**Written task**
Print, please, exactly and only the lines between the line holding "Write the matplotlib code for this chart." and the line holding "ax = fig.add_axes([104", inclusive, omitting any pictures.

====

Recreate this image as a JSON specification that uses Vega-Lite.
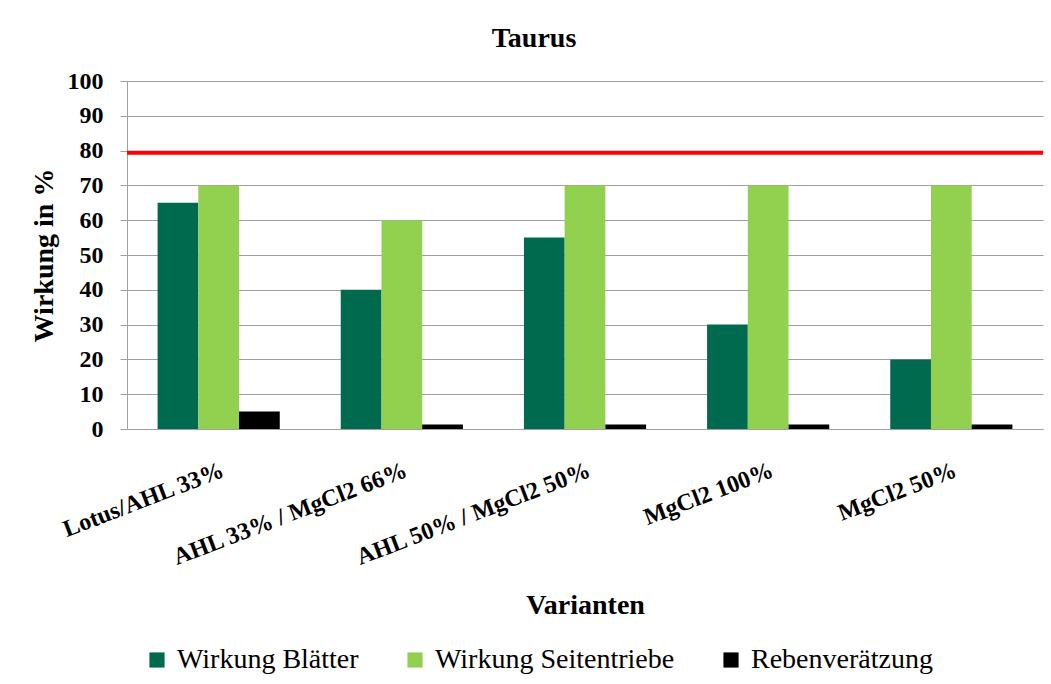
{
  "$schema": "https://vega.github.io/schema/vega-lite/v6.json",
  "width": 916,
  "height": 348,
  "autosize": {"type": "none"},
  "padding": {"left": 127, "top": 81, "right": 8, "bottom": 255},
  "background": "white",
  "config": {
    "font": "Liberation Serif",
    "view": {"stroke": null},
    "axis": {"labelFont": "Liberation Serif", "titleFont": "Liberation Serif"},
    "legend": {"labelFont": "Times New Roman, Liberation Serif, serif", "titleFont": "Liberation Serif"},
    "title": {"font": "Liberation Serif"},
    "style": {"guide-label": {"font": "Liberation Serif"}, "guide-title": {"font": "Liberation Serif"}}
  },
  "title": {"text": "Taurus", "fontSize": 28, "fontWeight": "bold", "font": "Liberation Serif", "color": "black", "anchor": "middle", "dx": -51, "offset": 16},
  "layer": [
    {
      "data": {"values": [
        {"variante": "Lotus/AHL 33%", "serie": "Wirkung Blätter", "wert": 65},
        {"variante": "Lotus/AHL 33%", "serie": "Wirkung Seitentriebe", "wert": 70},
        {"variante": "Lotus/AHL 33%", "serie": "Rebenverätzung", "wert": 5},
        {"variante": "AHL 33% / MgCl2 66%", "serie": "Wirkung Blätter", "wert": 40},
        {"variante": "AHL 33% / MgCl2 66%", "serie": "Wirkung Seitentriebe", "wert": 60},
        {"variante": "AHL 33% / MgCl2 66%", "serie": "Rebenverätzung", "wert": 1.3},
        {"variante": "AHL 50% / MgCl2 50%", "serie": "Wirkung Blätter", "wert": 55},
        {"variante": "AHL 50% / MgCl2 50%", "serie": "Wirkung Seitentriebe", "wert": 70},
        {"variante": "AHL 50% / MgCl2 50%", "serie": "Rebenverätzung", "wert": 1.3},
        {"variante": "MgCl2 100%", "serie": "Wirkung Blätter", "wert": 30},
        {"variante": "MgCl2 100%", "serie": "Wirkung Seitentriebe", "wert": 70},
        {"variante": "MgCl2 100%", "serie": "Rebenverätzung", "wert": 1.3},
        {"variante": "MgCl2 50%", "serie": "Wirkung Blätter", "wert": 20},
        {"variante": "MgCl2 50%", "serie": "Wirkung Seitentriebe", "wert": 70},
        {"variante": "MgCl2 50%", "serie": "Rebenverätzung", "wert": 1.3}
      ]},
      "mark": {"type": "bar"},
      "encoding": {
        "x": {
          "field": "variante", "type": "nominal",
          "sort": ["Lotus/AHL 33%", "AHL 33% / MgCl2 66%", "AHL 50% / MgCl2 50%", "MgCl2 100%", "MgCl2 50%"],
          "scale": {"paddingInner": 0.333, "paddingOuter": 0.167},
          "axis": {
            "title": "Varianten", "titleFontSize": 28, "titleFontWeight": "bold", "titleColor": "black",
            "titleY": 184, "titleBaseline": "alphabetic",
            "labelAngle": -21, "labelAlign": "right", "labelBaseline": "top", "labelPadding": 29,
            "labelFontSize": 24, "labelFontWeight": "bold", "labelColor": "black", "labelLimit": 400, "labelOverlap": false,
            "ticks": false, "domainColor": "#a0a0a0", "grid": false
          }
        },
        "xOffset": {"field": "serie", "type": "nominal", "sort": ["Wirkung Blätter", "Wirkung Seitentriebe", "Rebenverätzung"]},
        "y": {
          "field": "wert", "type": "quantitative",
          "scale": {"domain": [0, 100], "nice": false},
          "axis": {
            "title": "Wirkung in %", "titleFontSize": 28, "titleFontWeight": "bold", "titleColor": "black",
            "titleX": -83, "titleY": 174, "titleAlign": "center", "titleBaseline": "middle", "titleAngle": 270,
            "values": [0, 10, 20, 30, 40, 50, 60, 70, 80, 90, 100], "labelOverlap": false,
            "labelFontSize": 24, "labelFontWeight": "bold", "labelColor": "black", "labelPadding": 17,
            "tickSize": 7, "tickColor": "#a0a0a0", "domainColor": "#a0a0a0", "gridColor": "#a0a0a0", "grid": true
          }
        },
        "color": {
          "field": "serie", "type": "nominal",
          "scale": {"domain": ["Wirkung Blätter", "Wirkung Seitentriebe", "Rebenverätzung"], "range": ["#006a4e", "#92d050", "#000000"]},
          "legend": {
            "title": null, "orient": "none", "legendX": 16, "legendY": 565, "direction": "horizontal",
            "symbolType": "square", "symbolSize": 230, "symbolStrokeWidth": 0,
            "labelFontSize": 28, "labelFont": "Times New Roman, Liberation Serif, serif", "labelFontWeight": "normal", "labelColor": "black", "labelLimit": 400,
            "labelOffset": 6, "columnPadding": 42
          }
        }
      }
    },
    {
      "data": {"values": [{"grenze": 79.4}]},
      "mark": {"type": "rule", "color": "#ff0000", "strokeWidth": 4},
      "encoding": {
        "y": {
          "field": "grenze", "type": "quantitative",
          "axis": {
            "title": "Wirkung in %", "titleFontSize": 28, "titleFontWeight": "bold", "titleColor": "black",
            "titleX": -83, "titleY": 174, "titleAlign": "center", "titleBaseline": "middle", "titleAngle": 270,
            "values": [0, 10, 20, 30, 40, 50, 60, 70, 80, 90, 100], "labelOverlap": false,
            "labelFontSize": 24, "labelFontWeight": "bold", "labelColor": "black", "labelPadding": 17,
            "tickSize": 7, "tickColor": "#a0a0a0", "domainColor": "#a0a0a0", "gridColor": "#a0a0a0", "grid": true
          }
        }
      }
    }
  ]
}
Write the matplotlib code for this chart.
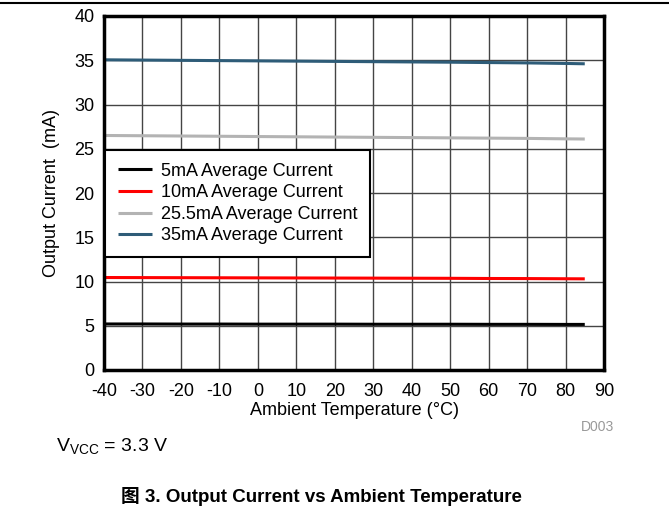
import matplotlib.pyplot as plt
from matplotlib.lines import Line2D

# temperature points (deg C)
temps = [-40, -30, -20, -10, 0, 10, 20, 30, 40, 50, 60, 70, 80, 85]

# measured average output currents (mA)
i_5 = [5.20, 5.20, 5.19, 5.19, 5.18, 5.18, 5.18, 5.17, 5.17, 5.17, 5.16, 5.16, 5.15, 5.15]
i_10 = [10.45, 10.44, 10.43, 10.42, 10.41, 10.40, 10.39, 10.38, 10.37, 10.36, 10.34, 10.33, 10.31, 10.30]
i_25 = [26.50, 26.47, 26.44, 26.41, 26.38, 26.35, 26.32, 26.29, 26.26, 26.23, 26.20, 26.17, 26.12, 26.10]
i_35 = [35.05, 35.02, 34.99, 34.96, 34.93, 34.90, 34.87, 34.84, 34.81, 34.78, 34.74, 34.70, 34.64, 34.60]

labels = ['5mA Average Current', '10mA Average Current',
          '25.5mA Average Current', '35mA Average Current']
colors = ['#000000', '#ff0000', '#b3b3b3', '#2e5c78']

xticks = list(range(-40, 91, 10))
yticks = list(range(0, 41, 5))

plt.rcParams['font.family'] = ['Liberation Sans', 'DejaVu Sans']
fs = 13

fig = plt.figure(figsize=(6.69, 5.08), dpi=100)
ax = fig.add_axes([104 / 669, 1 - 370 / 508, 500 / 669, 354 / 508])

for ys, lab, c in zip([i_5, i_10, i_25, i_35], labels, colors):
    ax.plot(temps, ys, color=c, lw=2.2, label=lab, solid_capstyle='butt')

ax.set_xlim(-40, 90)
ax.set_ylim(0, 40)
ax.set_xticks(xticks)
ax.set_yticks(yticks)
ax.set_xticklabels([str(t) for t in xticks])
ax.tick_params(axis='x', length=0, labelsize=fs, pad=9)
ax.tick_params(axis='y', length=0, labelsize=fs, pad=7)
ax.grid(True, color='#444444', lw=1)
ax.set_axisbelow(True)
for s in ax.spines.values():
    s.set_linewidth(2.5)

ax.set_xlabel('Ambient Temperature (°C)', fontsize=fs, labelpad=2)
ax.set_ylabel('Output Current  (mA)', fontsize=fs, labelpad=10)

leg = ax.legend(loc='upper left', bbox_to_anchor=(0.002, 0.621), borderaxespad=0,
                fontsize=fs, fancybox=False, framealpha=1, edgecolor='black',
                handlelength=1.9, handletextpad=0.5, labelspacing=0.25,
                borderpad=0.7)
leg.get_frame().set_linewidth(1.5)

fig.text(597 / 669, 1 - 427 / 508, 'D003', color='#999999', fontsize=10,
         ha='center', va='center')
fig.text(56 / 669, 1 - 447 / 508, r'V$_{\mathregular{VCC}}$ = 3.3 V', fontsize=14,
         ha='left', va='center')
fig.text(321 / 669, 1 - 496 / 508, '图 3. Output Current vs Ambient Temperature',
         fontsize=13.5, fontweight='bold', ha='center', va='center',
         family=['Liberation Sans', 'Noto Sans CJK SC'])

fig.add_artist(Line2D([0, 1], [1 - 3 / 508, 1 - 3 / 508], color='black', lw=1.5))

fig.savefig('out.png', dpi=100)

====

**Full output**
Write the matplotlib code for this chart.
import matplotlib.pyplot as plt
from matplotlib.lines import Line2D

# temperature points (deg C)
temps = [-40, -30, -20, -10, 0, 10, 20, 30, 40, 50, 60, 70, 80, 85]

# measured average output currents (mA)
i_5 = [5.20, 5.20, 5.19, 5.19, 5.18, 5.18, 5.18, 5.17, 5.17, 5.17, 5.16, 5.16, 5.15, 5.15]
i_10 = [10.45, 10.44, 10.43, 10.42, 10.41, 10.40, 10.39, 10.38, 10.37, 10.36, 10.34, 10.33, 10.31, 10.30]
i_25 = [26.50, 26.47, 26.44, 26.41, 26.38, 26.35, 26.32, 26.29, 26.26, 26.23, 26.20, 26.17, 26.12, 26.10]
i_35 = [35.05, 35.02, 34.99, 34.96, 34.93, 34.90, 34.87, 34.84, 34.81, 34.78, 34.74, 34.70, 34.64, 34.60]

labels = ['5mA Average Current', '10mA Average Current',
          '25.5mA Average Current', '35mA Average Current']
colors = ['#000000', '#ff0000', '#b3b3b3', '#2e5c78']

xticks = list(range(-40, 91, 10))
yticks = list(range(0, 41, 5))

plt.rcParams['font.family'] = ['Liberation Sans', 'DejaVu Sans']
fs = 13

fig = plt.figure(figsize=(6.69, 5.08), dpi=100)
ax = fig.add_axes([104 / 669, 1 - 370 / 508, 500 / 669, 354 / 508])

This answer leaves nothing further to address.